Told my kids I loved them at carpool and no one responded so I yelled, “I love you too!” while hanging out of the sunroof.
Me, 1
Kids, 0
If you still haven’t found what you’re looking for, check between the sofa cushions.
MTV canceled Teen Mom, so it’s like they had those babies for nothing.
me: i’m proposing to my gf
sonic the hedgehog: that’s awesome man
me: i need a ring lol
sonic: *nervous* haha
me: *pulling out a baseball bat*
[inventing the toaster]
engineer: Ok it burns the bread if you put it at 4
chief engineer: perfect. Make it go up to 8
Why is it called an exorcist’s holy water and not disinfecthaunt?
…and send
Gaslighting myself with the lid of this Pringles tube like I’m actually capable of some restraint.
*Makes sure the new girl at work sees how much pineapple I eat at lunch*
*winks*
Just Jedi mind tricked my BF into buying me a new phone.
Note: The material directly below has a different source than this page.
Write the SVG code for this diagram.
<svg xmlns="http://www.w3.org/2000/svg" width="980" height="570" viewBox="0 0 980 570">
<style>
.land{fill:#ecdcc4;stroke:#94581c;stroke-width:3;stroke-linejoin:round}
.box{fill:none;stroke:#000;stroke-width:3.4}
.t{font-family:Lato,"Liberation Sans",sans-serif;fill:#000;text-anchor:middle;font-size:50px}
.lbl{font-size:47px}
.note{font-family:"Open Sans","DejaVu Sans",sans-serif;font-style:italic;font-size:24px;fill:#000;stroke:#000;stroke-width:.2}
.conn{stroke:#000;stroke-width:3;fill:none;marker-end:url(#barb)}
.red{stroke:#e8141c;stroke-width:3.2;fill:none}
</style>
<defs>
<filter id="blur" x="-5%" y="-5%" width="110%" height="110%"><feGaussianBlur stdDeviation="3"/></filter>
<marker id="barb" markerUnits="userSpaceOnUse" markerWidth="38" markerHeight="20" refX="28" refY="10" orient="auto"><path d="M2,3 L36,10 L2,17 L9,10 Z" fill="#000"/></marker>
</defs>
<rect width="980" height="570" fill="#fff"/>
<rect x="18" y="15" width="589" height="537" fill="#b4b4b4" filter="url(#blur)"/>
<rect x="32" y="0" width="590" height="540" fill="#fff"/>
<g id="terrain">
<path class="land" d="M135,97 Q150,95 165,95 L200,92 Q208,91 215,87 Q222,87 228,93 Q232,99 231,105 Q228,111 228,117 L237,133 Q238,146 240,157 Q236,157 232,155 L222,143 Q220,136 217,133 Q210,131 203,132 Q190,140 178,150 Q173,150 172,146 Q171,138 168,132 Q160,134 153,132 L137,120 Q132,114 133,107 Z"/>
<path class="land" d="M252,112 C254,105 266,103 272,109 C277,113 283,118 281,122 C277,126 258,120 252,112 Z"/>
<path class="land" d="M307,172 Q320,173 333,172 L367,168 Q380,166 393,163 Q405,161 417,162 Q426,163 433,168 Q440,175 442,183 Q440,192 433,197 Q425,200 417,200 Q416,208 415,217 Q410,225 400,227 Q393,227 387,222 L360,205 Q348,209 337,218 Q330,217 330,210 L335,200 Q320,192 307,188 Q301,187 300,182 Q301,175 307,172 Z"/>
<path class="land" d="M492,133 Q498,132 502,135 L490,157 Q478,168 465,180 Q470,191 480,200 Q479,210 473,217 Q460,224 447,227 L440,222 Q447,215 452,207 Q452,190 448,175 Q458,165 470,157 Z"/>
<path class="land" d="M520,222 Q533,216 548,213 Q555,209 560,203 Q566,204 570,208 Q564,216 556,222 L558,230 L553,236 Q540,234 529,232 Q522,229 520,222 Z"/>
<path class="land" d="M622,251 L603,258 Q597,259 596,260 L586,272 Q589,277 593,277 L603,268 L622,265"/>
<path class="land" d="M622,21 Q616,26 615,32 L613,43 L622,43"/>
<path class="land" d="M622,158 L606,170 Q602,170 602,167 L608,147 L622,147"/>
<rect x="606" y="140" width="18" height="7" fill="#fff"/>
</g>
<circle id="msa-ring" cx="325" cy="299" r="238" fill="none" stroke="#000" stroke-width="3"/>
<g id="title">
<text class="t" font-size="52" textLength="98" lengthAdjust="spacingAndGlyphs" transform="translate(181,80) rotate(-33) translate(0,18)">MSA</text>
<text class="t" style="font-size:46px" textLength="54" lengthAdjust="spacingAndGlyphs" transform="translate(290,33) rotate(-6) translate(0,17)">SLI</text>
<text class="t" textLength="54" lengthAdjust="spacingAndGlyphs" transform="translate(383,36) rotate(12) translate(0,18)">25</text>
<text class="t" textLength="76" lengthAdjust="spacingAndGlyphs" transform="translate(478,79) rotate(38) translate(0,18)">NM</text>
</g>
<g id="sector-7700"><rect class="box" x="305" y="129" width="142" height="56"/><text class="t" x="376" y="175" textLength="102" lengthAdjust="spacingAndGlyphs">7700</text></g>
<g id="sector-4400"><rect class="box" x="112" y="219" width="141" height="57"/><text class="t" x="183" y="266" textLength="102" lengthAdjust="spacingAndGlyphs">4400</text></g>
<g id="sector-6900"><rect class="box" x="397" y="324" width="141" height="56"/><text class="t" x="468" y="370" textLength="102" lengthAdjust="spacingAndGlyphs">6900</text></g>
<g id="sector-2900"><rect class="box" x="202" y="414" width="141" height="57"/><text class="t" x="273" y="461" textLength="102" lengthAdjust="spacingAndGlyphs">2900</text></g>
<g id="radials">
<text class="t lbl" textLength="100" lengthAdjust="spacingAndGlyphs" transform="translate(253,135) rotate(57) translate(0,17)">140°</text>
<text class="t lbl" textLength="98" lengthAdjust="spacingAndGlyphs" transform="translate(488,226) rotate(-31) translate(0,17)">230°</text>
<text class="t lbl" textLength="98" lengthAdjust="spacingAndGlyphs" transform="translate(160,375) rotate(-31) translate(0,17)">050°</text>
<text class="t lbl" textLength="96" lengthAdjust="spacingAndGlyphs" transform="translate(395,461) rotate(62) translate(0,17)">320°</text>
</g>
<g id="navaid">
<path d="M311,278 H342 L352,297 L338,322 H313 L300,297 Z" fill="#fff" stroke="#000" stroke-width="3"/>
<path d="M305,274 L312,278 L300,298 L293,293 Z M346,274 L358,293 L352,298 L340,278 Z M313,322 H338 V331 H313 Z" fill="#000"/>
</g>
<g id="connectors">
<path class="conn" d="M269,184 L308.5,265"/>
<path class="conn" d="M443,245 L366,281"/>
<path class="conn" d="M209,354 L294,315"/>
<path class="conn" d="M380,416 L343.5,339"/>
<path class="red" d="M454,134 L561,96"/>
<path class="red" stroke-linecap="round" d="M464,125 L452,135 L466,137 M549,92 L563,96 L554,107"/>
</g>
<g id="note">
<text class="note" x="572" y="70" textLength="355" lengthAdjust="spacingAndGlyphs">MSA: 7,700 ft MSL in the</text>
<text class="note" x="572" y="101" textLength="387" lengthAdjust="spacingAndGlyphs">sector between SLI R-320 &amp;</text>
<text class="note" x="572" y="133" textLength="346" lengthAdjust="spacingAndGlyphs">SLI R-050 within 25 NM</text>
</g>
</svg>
Well not really, I had to moan during sex and promised to be nice to his mom.
a herd of people is called a crowd but a crowd full of introverts is called Les Misérables
Landlord just came in the office and inserted £100 in my cleavage. I would question my professional integrity but £100! Wooo hooo.
arnold schwarzenegger opening a flower shop saying things like “come with me if you want tulips” and “it’s not a petunia” and “your clovers. give them to me”
The only thing I miss about going to the movies is smuggling in an entire 4 course meal
“Are you happy, Ted? Now you know what that button does.”
M: *hands you back your baby*
Aw, is he getting too heavy?
M: Heavy? No, he smells like old people and raisins.
“I just wanted to create something that makes a horrible ripping sound. The adhesive aspect was just an accident.”
– inventor of velcro
Be kind. Everyone is going through something. Heartache. Financial stress. Their bananas ripened too quickly. Having the song from the Jardiance commercial stuck in their head because it’s aired 5 million times a day.
We all have our battles to fight.
I saw The Blair Witch Project way too young and it made me afraid of projects
Why do they report on the hurricane by standing in the middle of the hurricane?
When there’s a house fire, no one reports on it from inside the house.
My kid hasn’t finished her homework but she did call a family meeting to show us the 20 slide presentation she created on why we should get a cat.
I can work well with others OR pass a drugs test. I can’t do both.